■ GOAL OF THE EXERCISE
Locate each line of the material that contains "diagram", then return it.

■ GIVEN DATA
-- BEGIN --

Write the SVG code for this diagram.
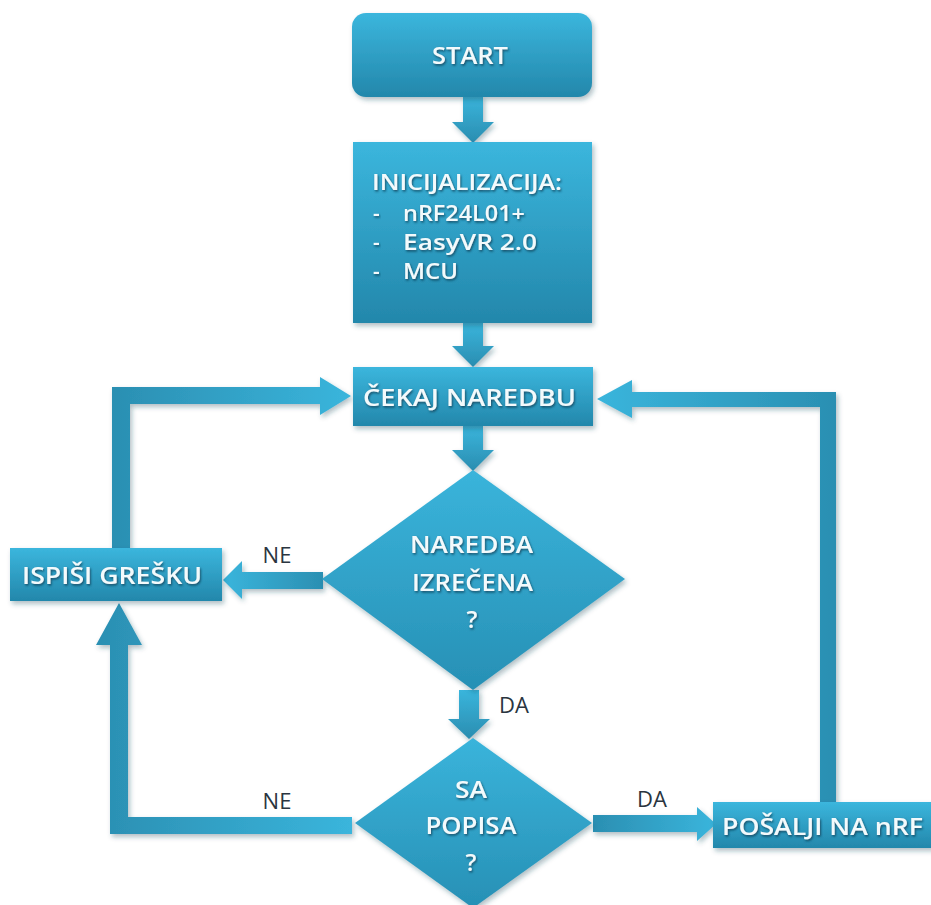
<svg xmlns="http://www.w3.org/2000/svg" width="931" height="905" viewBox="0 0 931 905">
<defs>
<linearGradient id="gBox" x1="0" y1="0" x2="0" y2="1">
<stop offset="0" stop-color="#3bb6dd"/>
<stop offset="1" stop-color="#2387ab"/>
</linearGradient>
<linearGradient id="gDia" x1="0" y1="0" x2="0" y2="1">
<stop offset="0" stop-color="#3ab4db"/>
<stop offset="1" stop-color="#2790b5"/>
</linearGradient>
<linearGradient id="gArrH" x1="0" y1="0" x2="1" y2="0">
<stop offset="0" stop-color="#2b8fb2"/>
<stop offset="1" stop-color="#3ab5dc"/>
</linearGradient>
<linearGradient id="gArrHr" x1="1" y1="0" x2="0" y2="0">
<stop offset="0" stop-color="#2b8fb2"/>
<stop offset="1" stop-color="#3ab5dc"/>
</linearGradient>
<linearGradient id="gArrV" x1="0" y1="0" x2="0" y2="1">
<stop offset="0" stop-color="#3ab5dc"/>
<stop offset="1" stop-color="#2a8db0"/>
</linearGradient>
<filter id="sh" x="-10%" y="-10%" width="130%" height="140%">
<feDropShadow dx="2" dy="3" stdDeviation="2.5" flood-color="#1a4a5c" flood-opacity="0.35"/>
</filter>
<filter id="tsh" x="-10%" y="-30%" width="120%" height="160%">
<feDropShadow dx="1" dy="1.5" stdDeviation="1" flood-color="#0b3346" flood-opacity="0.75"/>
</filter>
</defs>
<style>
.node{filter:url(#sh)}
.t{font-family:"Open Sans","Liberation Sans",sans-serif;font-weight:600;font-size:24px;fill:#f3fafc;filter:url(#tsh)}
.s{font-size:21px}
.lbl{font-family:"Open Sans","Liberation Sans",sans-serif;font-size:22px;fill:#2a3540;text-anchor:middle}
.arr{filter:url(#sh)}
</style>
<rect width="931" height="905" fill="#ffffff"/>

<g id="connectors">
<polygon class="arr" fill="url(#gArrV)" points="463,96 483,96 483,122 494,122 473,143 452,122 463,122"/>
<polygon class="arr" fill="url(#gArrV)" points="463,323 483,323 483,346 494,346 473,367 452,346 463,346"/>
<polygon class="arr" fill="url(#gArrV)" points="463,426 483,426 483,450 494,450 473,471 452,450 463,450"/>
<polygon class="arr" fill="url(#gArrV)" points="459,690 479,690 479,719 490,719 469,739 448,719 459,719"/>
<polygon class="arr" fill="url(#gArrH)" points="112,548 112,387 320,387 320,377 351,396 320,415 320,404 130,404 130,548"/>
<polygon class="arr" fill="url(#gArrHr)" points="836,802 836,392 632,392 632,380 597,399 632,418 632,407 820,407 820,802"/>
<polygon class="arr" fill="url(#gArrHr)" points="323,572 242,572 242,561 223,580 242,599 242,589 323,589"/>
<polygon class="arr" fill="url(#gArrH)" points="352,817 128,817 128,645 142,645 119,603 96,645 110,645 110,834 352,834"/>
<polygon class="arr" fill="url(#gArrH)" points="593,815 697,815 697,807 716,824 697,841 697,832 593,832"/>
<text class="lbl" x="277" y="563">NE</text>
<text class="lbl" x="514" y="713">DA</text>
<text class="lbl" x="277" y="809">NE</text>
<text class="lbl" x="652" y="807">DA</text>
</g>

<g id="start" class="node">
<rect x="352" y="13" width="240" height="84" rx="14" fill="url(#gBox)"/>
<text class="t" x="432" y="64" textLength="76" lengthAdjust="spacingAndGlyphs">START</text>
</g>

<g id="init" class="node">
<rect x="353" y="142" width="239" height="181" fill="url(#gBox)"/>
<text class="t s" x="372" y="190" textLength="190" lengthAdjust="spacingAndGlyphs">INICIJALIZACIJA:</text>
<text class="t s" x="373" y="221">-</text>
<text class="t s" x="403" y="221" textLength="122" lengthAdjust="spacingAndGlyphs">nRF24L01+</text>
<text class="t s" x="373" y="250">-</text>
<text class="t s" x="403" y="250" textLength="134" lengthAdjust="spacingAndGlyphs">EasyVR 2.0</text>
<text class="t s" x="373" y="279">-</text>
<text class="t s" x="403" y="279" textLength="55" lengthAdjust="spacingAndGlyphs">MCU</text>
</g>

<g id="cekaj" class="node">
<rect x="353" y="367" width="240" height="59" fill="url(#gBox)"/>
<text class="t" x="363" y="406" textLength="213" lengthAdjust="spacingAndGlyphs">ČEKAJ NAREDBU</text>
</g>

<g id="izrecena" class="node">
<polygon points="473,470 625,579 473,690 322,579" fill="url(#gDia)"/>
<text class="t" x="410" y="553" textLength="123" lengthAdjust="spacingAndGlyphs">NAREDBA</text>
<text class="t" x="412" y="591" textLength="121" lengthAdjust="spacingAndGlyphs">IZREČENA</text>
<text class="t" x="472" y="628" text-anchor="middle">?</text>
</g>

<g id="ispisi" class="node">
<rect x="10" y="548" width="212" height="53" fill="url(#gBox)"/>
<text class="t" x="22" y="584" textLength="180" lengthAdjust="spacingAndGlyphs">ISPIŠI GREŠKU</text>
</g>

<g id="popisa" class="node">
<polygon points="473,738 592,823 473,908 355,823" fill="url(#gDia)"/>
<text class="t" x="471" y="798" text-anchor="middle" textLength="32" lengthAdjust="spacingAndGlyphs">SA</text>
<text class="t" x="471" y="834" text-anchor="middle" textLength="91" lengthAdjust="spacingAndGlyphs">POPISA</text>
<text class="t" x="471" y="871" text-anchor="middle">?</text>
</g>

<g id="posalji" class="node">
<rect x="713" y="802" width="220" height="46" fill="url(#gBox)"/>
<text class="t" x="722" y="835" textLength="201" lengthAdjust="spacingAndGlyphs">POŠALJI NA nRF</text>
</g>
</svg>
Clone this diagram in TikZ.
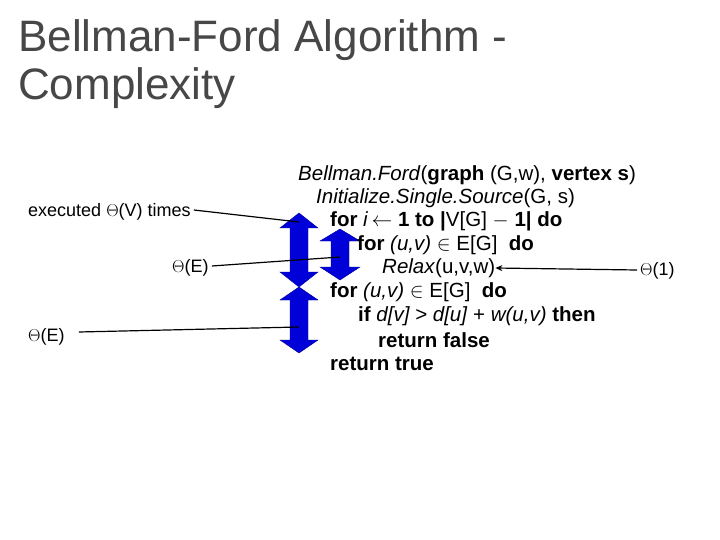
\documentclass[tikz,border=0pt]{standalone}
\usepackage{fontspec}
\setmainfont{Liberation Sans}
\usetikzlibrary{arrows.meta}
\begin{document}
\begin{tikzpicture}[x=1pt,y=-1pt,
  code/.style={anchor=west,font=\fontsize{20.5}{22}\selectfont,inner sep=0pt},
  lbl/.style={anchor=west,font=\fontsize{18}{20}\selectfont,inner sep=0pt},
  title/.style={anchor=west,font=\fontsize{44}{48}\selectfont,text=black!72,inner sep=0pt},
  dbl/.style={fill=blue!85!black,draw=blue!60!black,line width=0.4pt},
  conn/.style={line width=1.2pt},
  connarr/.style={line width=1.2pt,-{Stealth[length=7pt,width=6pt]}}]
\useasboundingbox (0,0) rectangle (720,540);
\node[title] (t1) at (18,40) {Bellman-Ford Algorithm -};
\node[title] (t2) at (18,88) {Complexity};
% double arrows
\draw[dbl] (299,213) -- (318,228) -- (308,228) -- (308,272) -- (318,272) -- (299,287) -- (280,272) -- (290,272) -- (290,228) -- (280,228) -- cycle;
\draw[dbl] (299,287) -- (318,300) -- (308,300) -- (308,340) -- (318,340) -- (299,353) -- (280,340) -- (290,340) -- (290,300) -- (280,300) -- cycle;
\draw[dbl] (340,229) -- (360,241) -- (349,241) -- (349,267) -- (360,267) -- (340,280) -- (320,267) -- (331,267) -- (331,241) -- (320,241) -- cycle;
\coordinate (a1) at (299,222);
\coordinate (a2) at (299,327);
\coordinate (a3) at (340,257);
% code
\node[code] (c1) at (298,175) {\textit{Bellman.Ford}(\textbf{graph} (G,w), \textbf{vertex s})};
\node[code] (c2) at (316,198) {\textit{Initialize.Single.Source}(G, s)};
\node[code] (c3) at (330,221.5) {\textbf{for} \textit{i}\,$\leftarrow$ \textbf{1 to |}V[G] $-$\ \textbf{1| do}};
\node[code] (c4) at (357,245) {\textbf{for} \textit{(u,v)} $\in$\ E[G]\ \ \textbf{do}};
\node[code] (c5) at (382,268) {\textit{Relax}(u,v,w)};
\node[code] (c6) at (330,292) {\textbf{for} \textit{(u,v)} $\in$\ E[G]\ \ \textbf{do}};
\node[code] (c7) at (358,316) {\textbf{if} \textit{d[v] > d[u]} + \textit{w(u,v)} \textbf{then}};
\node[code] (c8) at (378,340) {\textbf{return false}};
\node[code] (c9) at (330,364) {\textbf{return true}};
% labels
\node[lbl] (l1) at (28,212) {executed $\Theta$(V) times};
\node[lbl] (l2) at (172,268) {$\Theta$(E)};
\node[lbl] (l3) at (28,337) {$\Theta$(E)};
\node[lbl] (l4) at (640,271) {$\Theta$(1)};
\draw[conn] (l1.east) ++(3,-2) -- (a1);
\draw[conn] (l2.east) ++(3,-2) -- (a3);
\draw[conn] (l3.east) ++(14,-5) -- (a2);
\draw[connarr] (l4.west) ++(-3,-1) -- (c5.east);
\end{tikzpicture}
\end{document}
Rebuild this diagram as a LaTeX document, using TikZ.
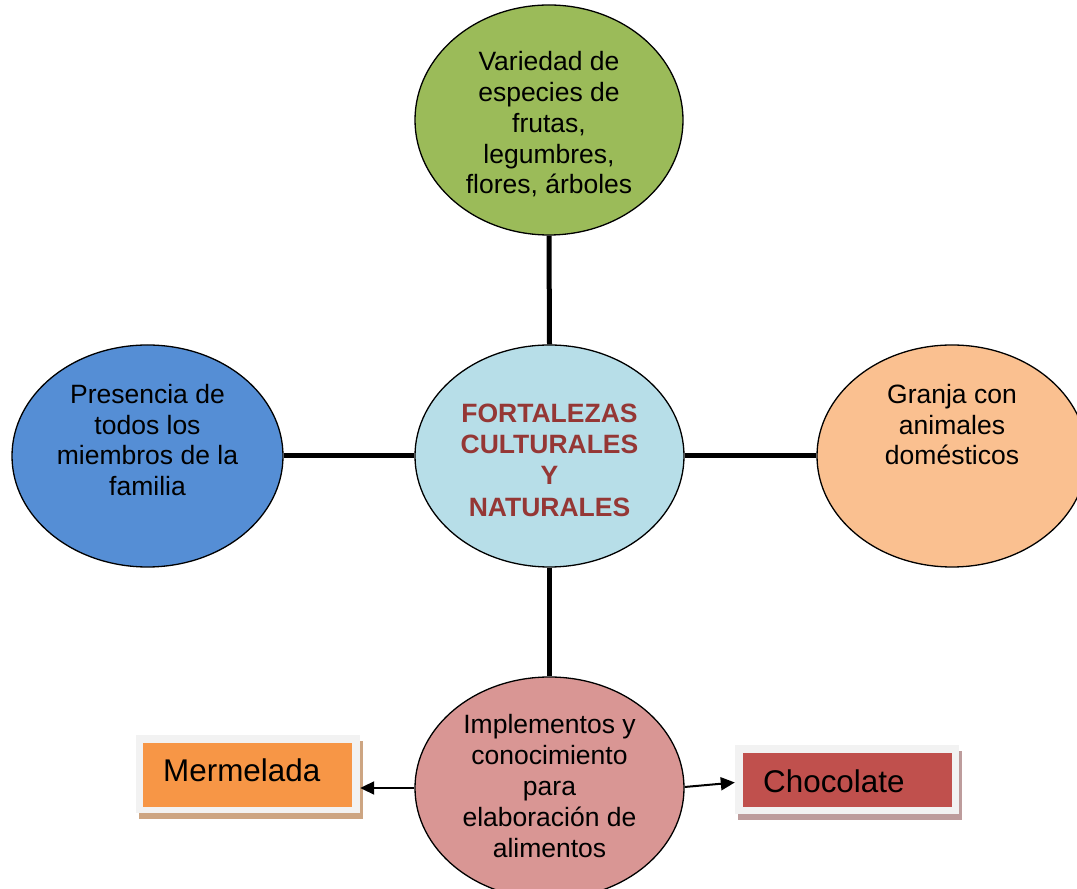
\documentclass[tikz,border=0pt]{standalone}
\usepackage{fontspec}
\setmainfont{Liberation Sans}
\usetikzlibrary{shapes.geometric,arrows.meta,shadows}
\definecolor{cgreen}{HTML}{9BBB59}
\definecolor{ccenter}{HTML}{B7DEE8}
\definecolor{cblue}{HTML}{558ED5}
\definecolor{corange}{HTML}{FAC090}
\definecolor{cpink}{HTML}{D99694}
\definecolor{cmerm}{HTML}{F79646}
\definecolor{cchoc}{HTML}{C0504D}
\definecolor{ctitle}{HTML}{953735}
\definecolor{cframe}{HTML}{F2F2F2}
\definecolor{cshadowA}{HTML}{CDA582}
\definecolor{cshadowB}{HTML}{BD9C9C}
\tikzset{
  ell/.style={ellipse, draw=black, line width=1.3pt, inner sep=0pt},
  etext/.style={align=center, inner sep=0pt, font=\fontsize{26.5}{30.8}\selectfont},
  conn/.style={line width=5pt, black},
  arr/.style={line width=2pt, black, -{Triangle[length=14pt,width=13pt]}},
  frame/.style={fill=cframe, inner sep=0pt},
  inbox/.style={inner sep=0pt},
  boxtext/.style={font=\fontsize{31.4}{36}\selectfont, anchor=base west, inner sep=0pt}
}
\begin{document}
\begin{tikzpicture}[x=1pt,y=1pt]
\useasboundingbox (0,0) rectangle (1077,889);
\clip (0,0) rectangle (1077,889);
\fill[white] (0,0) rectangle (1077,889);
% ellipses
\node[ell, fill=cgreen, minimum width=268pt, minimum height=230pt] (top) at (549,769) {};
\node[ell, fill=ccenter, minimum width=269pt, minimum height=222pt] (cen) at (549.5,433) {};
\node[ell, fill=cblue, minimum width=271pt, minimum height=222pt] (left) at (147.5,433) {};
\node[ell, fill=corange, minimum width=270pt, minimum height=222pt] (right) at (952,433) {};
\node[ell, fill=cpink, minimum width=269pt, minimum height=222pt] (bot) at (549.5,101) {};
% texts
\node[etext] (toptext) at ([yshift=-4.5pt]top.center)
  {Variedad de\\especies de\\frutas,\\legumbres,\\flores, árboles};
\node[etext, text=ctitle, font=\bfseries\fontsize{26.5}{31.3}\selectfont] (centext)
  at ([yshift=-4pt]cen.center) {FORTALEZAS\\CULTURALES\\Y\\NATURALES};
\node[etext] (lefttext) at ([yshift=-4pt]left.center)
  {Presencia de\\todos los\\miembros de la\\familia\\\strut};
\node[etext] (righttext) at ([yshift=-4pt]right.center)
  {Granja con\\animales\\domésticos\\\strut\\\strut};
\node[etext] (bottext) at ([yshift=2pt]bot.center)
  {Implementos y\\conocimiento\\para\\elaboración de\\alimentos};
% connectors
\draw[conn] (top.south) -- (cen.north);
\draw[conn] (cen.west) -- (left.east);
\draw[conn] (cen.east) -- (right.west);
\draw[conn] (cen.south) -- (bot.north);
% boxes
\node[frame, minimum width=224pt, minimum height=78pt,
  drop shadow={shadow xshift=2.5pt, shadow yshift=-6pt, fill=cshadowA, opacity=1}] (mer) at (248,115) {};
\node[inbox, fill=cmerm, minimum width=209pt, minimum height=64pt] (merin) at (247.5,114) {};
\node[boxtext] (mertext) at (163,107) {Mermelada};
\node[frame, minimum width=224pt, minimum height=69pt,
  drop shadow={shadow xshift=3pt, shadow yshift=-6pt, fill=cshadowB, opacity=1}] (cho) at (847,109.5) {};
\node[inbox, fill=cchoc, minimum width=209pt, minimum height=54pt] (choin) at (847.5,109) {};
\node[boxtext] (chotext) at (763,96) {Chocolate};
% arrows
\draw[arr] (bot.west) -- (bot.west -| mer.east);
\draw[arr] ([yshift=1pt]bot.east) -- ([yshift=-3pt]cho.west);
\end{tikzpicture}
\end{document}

-- END --

■ RESPONSE TO THE TASK
Write the SVG code for this diagram.
Clone this diagram in TikZ.
Rebuild this diagram as a LaTeX document, using TikZ.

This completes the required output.